What you need to do: Repeat the records word for word, excluding any picture.

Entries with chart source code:
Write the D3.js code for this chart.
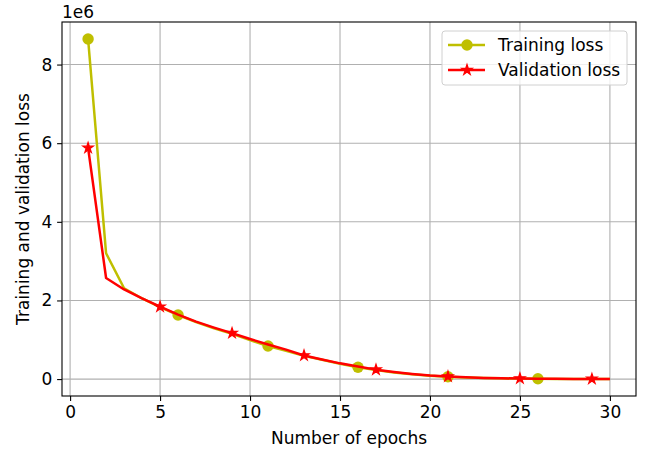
<!DOCTYPE html>
<html>
<head>
<meta charset="utf-8">
<script src="https://cdn.jsdelivr.net/npm/d3@7.9.0/dist/d3.min.js"></script>
<style>
  body { margin: 0; background: #fff; }
  svg { display: block; font-family: "DejaVu Sans", sans-serif; }
</style>
</head>
<body>
<svg id="chart" width="651" height="453"></svg>
<script>
// epochs 1..30
const epochs = d3.range(1, 31);
// losses in units of 1e6
const trainingLoss = [8.65, 3.2, 2.31, 2.05, 1.83, 1.63, 1.45, 1.29, 1.15, 0.99,
  0.84, 0.72, 0.59, 0.49, 0.39, 0.30, 0.23, 0.17, 0.12, 0.085,
  0.06, 0.04, 0.028, 0.018, 0.012, 0.008, 0.005, 0.004, 0.003, 0.002];
const validationLoss = [5.88, 2.57, 2.28, 2.05, 1.84, 1.64, 1.46, 1.31, 1.17, 1.02,
  0.88, 0.75, 0.60, 0.50, 0.40, 0.32, 0.24, 0.18, 0.13, 0.09,
  0.065, 0.045, 0.03, 0.02, 0.015, 0.01, 0.007, 0.005, 0.004, 0.003];
const xTicks = [0, 5, 10, 15, 20, 25, 30];
const yTicks = [0, 2, 4, 6, 8];

const FS = 17; // 12pt-ish like the original
const svg = d3.select("#chart");
const margin = { left: 62, right: 15, top: 22, bottom: 57 };
const W = 651, H = 453;
const innerW = W - margin.left - margin.right;
const innerH = H - margin.top - margin.bottom;

// matplotlib-style 5% margins
const xPad = (30 - 1) * 0.05;
const allY = trainingLoss.concat(validationLoss);
const yMin = d3.min(allY), yMax = d3.max(allY);
const yPad = (yMax - yMin) * 0.05;

const x = d3.scaleLinear().domain([1 - xPad, 30 + xPad]).range([0, innerW]);
const y = d3.scaleLinear().domain([yMin - yPad, yMax + yPad]).range([innerH, 0]);

const g = svg.append("g").attr("transform", `translate(${margin.left},${margin.top})`);

// grid
g.append("g").selectAll("line").data(xTicks).join("line")
  .attr("x1", d => x(d)).attr("x2", d => x(d))
  .attr("y1", 0).attr("y2", innerH)
  .attr("stroke", "#b0b0b0").attr("stroke-width", 1.1);
g.append("g").selectAll("line").data(yTicks).join("line")
  .attr("y1", d => y(d)).attr("y2", d => y(d))
  .attr("x1", 0).attr("x2", innerW)
  .attr("stroke", "#b0b0b0").attr("stroke-width", 1.1);

// axes
const xAxis = g.append("g").attr("transform", `translate(0,${innerH})`)
  .call(d3.axisBottom(x).tickValues(xTicks).tickSize(4.9).tickPadding(4.9));
const yAxis = g.append("g")
  .call(d3.axisLeft(y).tickValues(yTicks).tickSize(4.9).tickPadding(4.9));
[xAxis, yAxis].forEach(a => {
  a.attr("font-size", FS).attr("font-family", "DejaVu Sans, sans-serif");
  a.select(".domain").remove();
  a.selectAll("text").attr("fill", "#000");
  a.selectAll("line").attr("stroke", "#000").attr("stroke-width", 1.1);
});

// lines + markers, drawn per series like matplotlib does
const line = d3.line().x((d, i) => x(epochs[i])).y(d => y(d));
const trainIdx = d3.range(0, 30, 5);  // markevery 5
const valIdx = d3.range(0, 30, 4);    // markevery 4
const star = d3.symbol().type(d3.symbolStar).size(34);

g.append("path").datum(trainingLoss).attr("d", line)
  .attr("fill", "none").attr("stroke", "#bfbf00").attr("stroke-width", 2.5)
  .attr("stroke-linejoin", "round");
g.append("g").selectAll("circle").data(trainIdx).join("circle")
  .attr("cx", i => x(epochs[i])).attr("cy", i => y(trainingLoss[i]))
  .attr("r", 5.7).attr("fill", "#bfbf00");

g.append("path").datum(validationLoss).attr("d", line)
  .attr("fill", "none").attr("stroke", "#ff0000").attr("stroke-width", 2.5)
  .attr("stroke-linejoin", "round");
g.append("g").selectAll("path").data(valIdx).join("path")
  .attr("transform", i => `translate(${x(epochs[i])},${y(validationLoss[i])})`)
  .attr("d", star).attr("fill", "#ff0000").attr("stroke", "#ff0000").attr("stroke-width", 1.2);

// frame
g.append("rect").attr("width", innerW).attr("height", innerH)
  .attr("fill", "none").attr("stroke", "#000").attr("stroke-width", 1.1);

// labels
svg.append("text").attr("x", margin.left + innerW / 2).attr("y", 444)
  .attr("text-anchor", "middle").attr("font-size", FS).text("Number of epochs");
svg.append("text")
  .attr("transform", `translate(29,${margin.top + innerH / 2}) rotate(-90)`)
  .attr("text-anchor", "middle").attr("font-size", FS).text("Training and validation loss");
svg.append("text").attr("x", margin.left).attr("y", 18)
  .attr("font-size", FS).text("1e6");

// legend
const lg = svg.append("g").attr("transform", "translate(442,31)");
lg.append("rect").attr("width", 185).attr("height", 54).attr("rx", 3)
  .attr("fill", "#fff").attr("fill-opacity", 0.8).attr("stroke", "#d0d0d0");
const entries = [
  { label: "Training loss", color: "#bfbf00", marker: "circle" },
  { label: "Validation loss", color: "#ff0000", marker: "star" }
];
entries.forEach((e, k) => {
  const yy = 14 + k * 25;
  lg.append("line").attr("x1", 6).attr("x2", 43).attr("y1", yy).attr("y2", yy)
    .attr("stroke", e.color).attr("stroke-width", 2.5);
  if (e.marker === "circle") {
    lg.append("circle").attr("cx", 25).attr("cy", yy).attr("r", 5.7).attr("fill", e.color);
  } else {
    lg.append("path").attr("transform", `translate(25,${yy})`).attr("d", star)
      .attr("fill", e.color).attr("stroke", e.color).attr("stroke-width", 1.2);
  }
  lg.append("text").attr("x", 56).attr("y", yy + 6).attr("font-size", FS).text(e.label);
});
</script>
</body>
</html>
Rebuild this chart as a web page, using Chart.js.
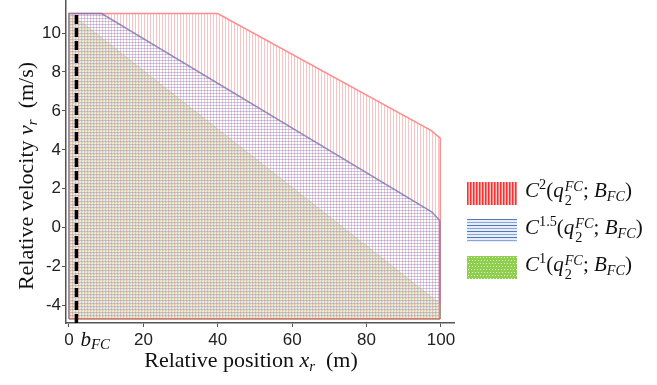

Response to this exercise:
Write the D3.js code for this chart.
<!DOCTYPE html>
<html>
<head>
<meta charset="utf-8">
<script src="https://cdn.jsdelivr.net/npm/d3@7.9.0/dist/d3.min.js"></script>
<style>
  body { margin: 0; background: #fff; }
  svg { display: block; font-family: "DejaVu Sans", sans-serif; }
</style>
</head>
<body>
<svg id="chart" width="651" height="453"></svg>
<script>
// epochs 1..30
const epochs = d3.range(1, 31);
// losses in units of 1e6
const trainingLoss = [8.65, 3.2, 2.31, 2.05, 1.83, 1.63, 1.45, 1.29, 1.15, 0.99,
  0.84, 0.72, 0.59, 0.49, 0.39, 0.30, 0.23, 0.17, 0.12, 0.085,
  0.06, 0.04, 0.028, 0.018, 0.012, 0.008, 0.005, 0.004, 0.003, 0.002];
const validationLoss = [5.88, 2.57, 2.28, 2.05, 1.84, 1.64, 1.46, 1.31, 1.17, 1.02,
  0.88, 0.75, 0.60, 0.50, 0.40, 0.32, 0.24, 0.18, 0.13, 0.09,
  0.065, 0.045, 0.03, 0.02, 0.015, 0.01, 0.007, 0.005, 0.004, 0.003];
const xTicks = [0, 5, 10, 15, 20, 25, 30];
const yTicks = [0, 2, 4, 6, 8];

const FS = 17; // 12pt-ish like the original
const svg = d3.select("#chart");
const margin = { left: 62, right: 15, top: 22, bottom: 57 };
const W = 651, H = 453;
const innerW = W - margin.left - margin.right;
const innerH = H - margin.top - margin.bottom;

// matplotlib-style 5% margins
const xPad = (30 - 1) * 0.05;
const allY = trainingLoss.concat(validationLoss);
const yMin = d3.min(allY), yMax = d3.max(allY);
const yPad = (yMax - yMin) * 0.05;

const x = d3.scaleLinear().domain([1 - xPad, 30 + xPad]).range([0, innerW]);
const y = d3.scaleLinear().domain([yMin - yPad, yMax + yPad]).range([innerH, 0]);

const g = svg.append("g").attr("transform", `translate(${margin.left},${margin.top})`);

// grid
g.append("g").selectAll("line").data(xTicks).join("line")
  .attr("x1", d => x(d)).attr("x2", d => x(d))
  .attr("y1", 0).attr("y2", innerH)
  .attr("stroke", "#b0b0b0").attr("stroke-width", 1.1);
g.append("g").selectAll("line").data(yTicks).join("line")
  .attr("y1", d => y(d)).attr("y2", d => y(d))
  .attr("x1", 0).attr("x2", innerW)
  .attr("stroke", "#b0b0b0").attr("stroke-width", 1.1);

// axes
const xAxis = g.append("g").attr("transform", `translate(0,${innerH})`)
  .call(d3.axisBottom(x).tickValues(xTicks).tickSize(4.9).tickPadding(4.9));
const yAxis = g.append("g")
  .call(d3.axisLeft(y).tickValues(yTicks).tickSize(4.9).tickPadding(4.9));
[xAxis, yAxis].forEach(a => {
  a.attr("font-size", FS).attr("font-family", "DejaVu Sans, sans-serif");
  a.select(".domain").remove();
  a.selectAll("text").attr("fill", "#000");
  a.selectAll("line").attr("stroke", "#000").attr("stroke-width", 1.1);
});

// lines + markers, drawn per series like matplotlib does
const line = d3.line().x((d, i) => x(epochs[i])).y(d => y(d));
const trainIdx = d3.range(0, 30, 5);  // markevery 5
const valIdx = d3.range(0, 30, 4);    // markevery 4
const star = d3.symbol().type(d3.symbolStar).size(34);

g.append("path").datum(trainingLoss).attr("d", line)
  .attr("fill", "none").attr("stroke", "#bfbf00").attr("stroke-width", 2.5)
  .attr("stroke-linejoin", "round");
g.append("g").selectAll("circle").data(trainIdx).join("circle")
  .attr("cx", i => x(epochs[i])).attr("cy", i => y(trainingLoss[i]))
  .attr("r", 5.7).attr("fill", "#bfbf00");

g.append("path").datum(validationLoss).attr("d", line)
  .attr("fill", "none").attr("stroke", "#ff0000").attr("stroke-width", 2.5)
  .attr("stroke-linejoin", "round");
g.append("g").selectAll("path").data(valIdx).join("path")
  .attr("transform", i => `translate(${x(epochs[i])},${y(validationLoss[i])})`)
  .attr("d", star).attr("fill", "#ff0000").attr("stroke", "#ff0000").attr("stroke-width", 1.2);

// frame
g.append("rect").attr("width", innerW).attr("height", innerH)
  .attr("fill", "none").attr("stroke", "#000").attr("stroke-width", 1.1);

// labels
svg.append("text").attr("x", margin.left + innerW / 2).attr("y", 444)
  .attr("text-anchor", "middle").attr("font-size", FS).text("Number of epochs");
svg.append("text")
  .attr("transform", `translate(29,${margin.top + innerH / 2}) rotate(-90)`)
  .attr("text-anchor", "middle").attr("font-size", FS).text("Training and validation loss");
svg.append("text").attr("x", margin.left).attr("y", 18)
  .attr("font-size", FS).text("1e6");

// legend
const lg = svg.append("g").attr("transform", "translate(442,31)");
lg.append("rect").attr("width", 185).attr("height", 54).attr("rx", 3)
  .attr("fill", "#fff").attr("fill-opacity", 0.8).attr("stroke", "#d0d0d0");
const entries = [
  { label: "Training loss", color: "#bfbf00", marker: "circle" },
  { label: "Validation loss", color: "#ff0000", marker: "star" }
];
entries.forEach((e, k) => {
  const yy = 14 + k * 25;
  lg.append("line").attr("x1", 6).attr("x2", 43).attr("y1", yy).attr("y2", yy)
    .attr("stroke", e.color).attr("stroke-width", 2.5);
  if (e.marker === "circle") {
    lg.append("circle").attr("cx", 25).attr("cy", yy).attr("r", 5.7).attr("fill", e.color);
  } else {
    lg.append("path").attr("transform", `translate(25,${yy})`).attr("d", star)
      .attr("fill", e.color).attr("stroke", e.color).attr("stroke-width", 1.2);
  }
  lg.append("text").attr("x", 56).attr("y", yy + 6).attr("font-size", FS).text(e.label);
});
</script>
</body>
</html>
Rebuild this chart as a web page, using Chart.js.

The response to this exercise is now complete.